PS: The reason I’m paying attention to those early hidden features — even the ones that don’t seem to contribute to the final generation — is because I’m using speculative decoding. But that’s a whole other story, haha.

ptrblck · April 30, 2025, 12:43am

Using deterministic algorithms won’t help since you would enable deterministic results for the same sequence length not for all kernels.
Since you are seeing differences starting from a specific sequence length another algorithm seems to be used and you could check the relative errors for bfloat16 as well as other dtypes.
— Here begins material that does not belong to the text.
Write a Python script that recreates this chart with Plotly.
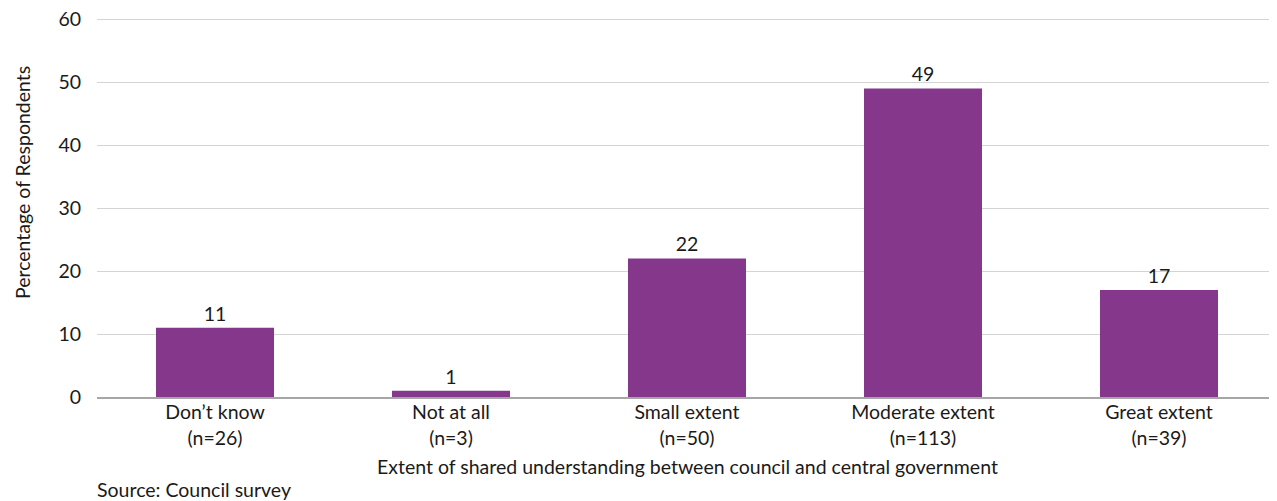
import plotly.graph_objects as go

categories = ["Don’t know", "Not at all", "Small extent", "Moderate extent", "Great extent"]
counts = ["(n=26)", "(n=3)", "(n=50)", "(n=113)", "(n=39)"]
values = [11, 1, 22, 49, 17]
y_ticks = [0, 10, 20, 30, 40, 50, 60]

FONT = "Lato, Open Sans, sans-serif"
FS = 19.5
TXT = "#1a1a1a"

tick_text = [f"{c}<br>{n}" for c, n in zip(categories, counts)]

fig = go.Figure(go.Bar(
    x=categories, y=values,
    marker=dict(color="#84378B", line=dict(width=0)),
    width=0.5,
    text=[str(v) for v in values], textposition="outside",
    textfont=dict(size=FS, color=TXT, family=FONT),
    cliponaxis=False,
))

annotations = [
    dict(text="Extent of shared understanding between council and central government",
         xref="paper", yref="paper", x=0.5, y=0, xanchor="center", yanchor="middle",
         yshift=-69, showarrow=False, font=dict(size=FS)),
    dict(text="Source: Council survey", xref="paper", yref="paper",
         x=0, y=0, xanchor="left", yanchor="middle", yshift=-92, xshift=-2,
         showarrow=False, font=dict(size=FS)),
    dict(text="Percentage of Respondents", xref="paper", yref="paper",
         x=0, y=0, xanchor="center", yanchor="middle", xshift=-75, yshift=214,
         textangle=-90, showarrow=False, font=dict(size=FS)),
]

fig.update_layout(
    width=1269, height=493,
    margin=dict(l=89, r=0, t=8, b=104),
    plot_bgcolor="white", paper_bgcolor="white",
    font=dict(family=FONT, size=FS, color=TXT),
    showlegend=False,
    xaxis=dict(
        showgrid=False, showline=True, linecolor="#A6A6A6", linewidth=2,
        ticks="", tickfont=dict(size=FS), automargin=False, ticklabelstandoff=-3,
        tickmode="array", tickvals=categories, ticktext=tick_text,
    ),
    yaxis=dict(
        range=[0, 60.5], tickvals=y_ticks, showgrid=True, gridcolor="#D4D4D4", gridwidth=1,
        zeroline=False, showline=False, ticks="", ticklabelstandoff=15,
        ticklabeloverflow="allow",
        tickfont=dict(size=FS), automargin=False,
    ),
    annotations=annotations,
)

fig.write_html("out.html")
jackshi · June 16, 2025, 10:40am

Can reproduce with:

dim = 1280  # lower dimensions like 128 results in 0 diff.
qkv_proj = torch.nn.Linear(dim, 3 * dim).eval().to(_DEVICE, _DTYPE)
x = torch.rand(128, dim).to(_DEVICE, _DTYPE)

with torch.inference_mode():
    diff = qkv_proj(x[:54, :]) - qkv_proj(x)[:54, :]

print(diff.abs().max())  # Output: tensor(0.0020, dtype=torch.bfloat16)
print(diff.nonzero())

Smees that smaller dimensions don’t have this problem. Higher precision also result in lower error. Even if _DEVICE="cpu, we still get this behaviour. Is there a way to force the computation to be deterministic?